Ken Park 17102003

Je déplore à cet instant que toute vie puisse exister.

Dans l’appartement d’à côté, un mort d’avance dégomme son chien
à grands coups de latte. Le bruit sourd des coups sur la fourrure
donne une sensation de lourdeur, de silence rompu.
Au dessus, ça baise.
En dessous, ça baise, seule.
Par la fenêtre, toujours fermée, une voiture passe, c’est un mirage.
A quand la dernière voiture ?

Le fauteuil greffé au cul, l’anonyme chevelu attend quelque chose.
Du film Ken Park de Larry Clark

Entre perversions et plaisirs
à travers la transparence de la vie de cinq post-adolescents californiens
on découvre avec angoisse et stupeur un univers de rupture
de mort, de vie, d’amour, de haine.
Un melting-pot à l’américaine en quelque sorte, traité avec objectivité
sans limite de cruauté, de pudeur ou de tout autre sentiment artificiel
Depuis la vie tranquille d’un petit couple de vieux jusqu’à l’errance
d’un skateur à la poursuite de la vie jusque dans la mort elle-même
ce sont de véritables vies qu’on décapsule dans ce film et qu’on déguste
avec chacun sa propre subjectivité.

La rage des uns se mêlant à la détresse des autres
Autant les acteurs sont tous issus d’un casting parfait
que l’ensemble parait improbable parcequ’il va trop loin dans le réalisme
On touche au porno, à l’ultra-violent,
on pénètre l’univers glauque des croyants extremistes,des nymphes,
des limbes même.

Au fil de l’horreur, du dégoût, on se prend des scènes d’amour dans la
gueule à ne pas en revenir indeme, au rythme masturbatoire d’un voisin
de salle. On entend un ricanement aux dialogues d’un père qui perd
toute autorité sur lui-même et sur son fils.

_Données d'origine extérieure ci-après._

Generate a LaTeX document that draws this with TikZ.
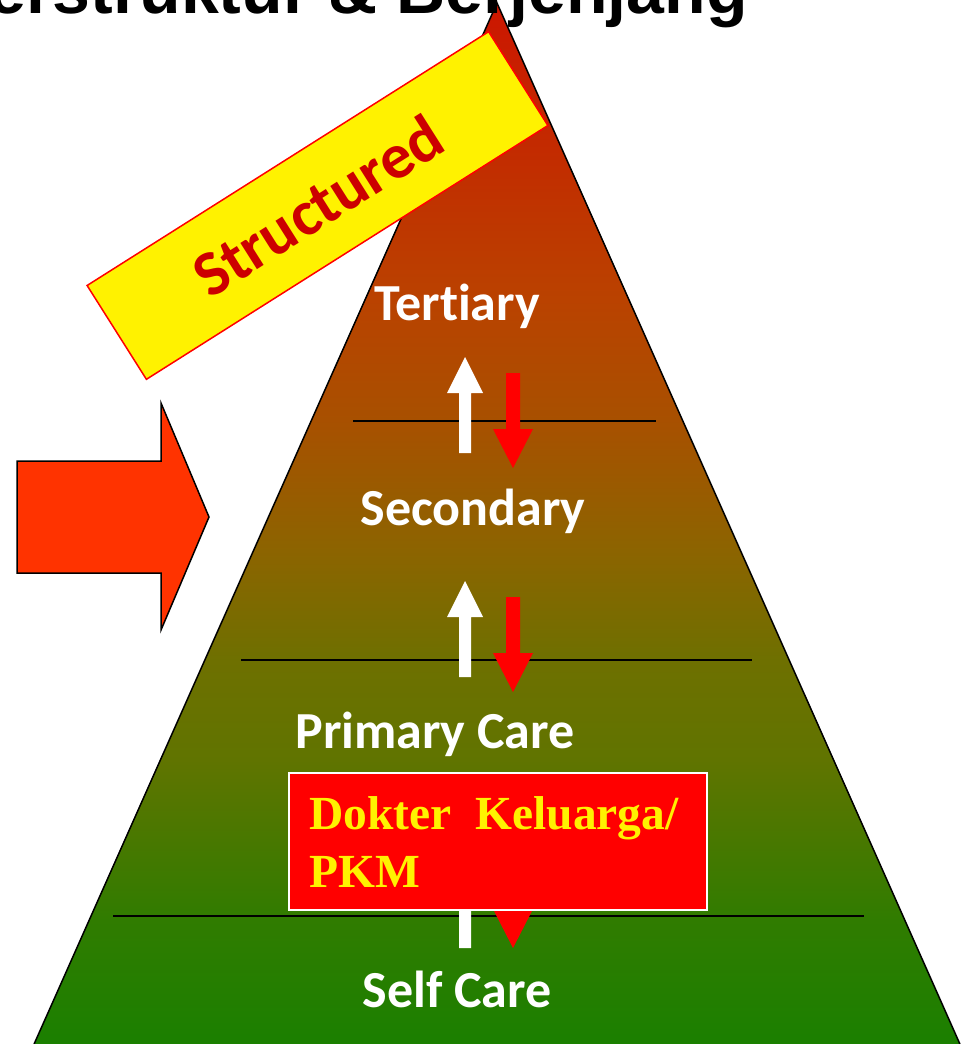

L’homosexualité, la bisexualité, le sadomasochisme sont autant d’autres
thèmes abordés. En faire la liste serait à la fois trop long
et fort peu intéressant tant l’ensemble forme un tout parfait.
Le cadrage est génial, on notera des plans anthologiques, surprenant
ou tout simplement adaptés aux émotions transmises.

Si vous cherchez un film alternatif sur les états-unis, ce film est pour
vous.
Si vous cherchez un film de cul avec un vrai scénario, des vrais dialogues
et d’excellents acteurs, ce film est pour vous.
Si la vie n’a pas de sens pour vous, ce film est pour vous. Pour une petite
claque bruyante et douloureuse dans la gueule, entendons-nous.
Si vous avez l’esprit bloqué, si vous êtes très sensibles, si vous n’avez
jamais vu le sexe d’un homme, d’une femme, si vous considérez que le cul
sous toutes ses formes est sale. Allez y progressivement.
C’est pas facile d’encaisser en 1h40 tous les trucs que vous avez pas encore
vécu ou que vous ne pourrez plus jamais vivre. De se sentir vivant, tout
d’un coup.

Je fais encore un pas de plus, et vous dis :
Ken Park, je le compare à J’aimerais pas crever un dimanche,
dans deux milieux différents, et à deux âges différents.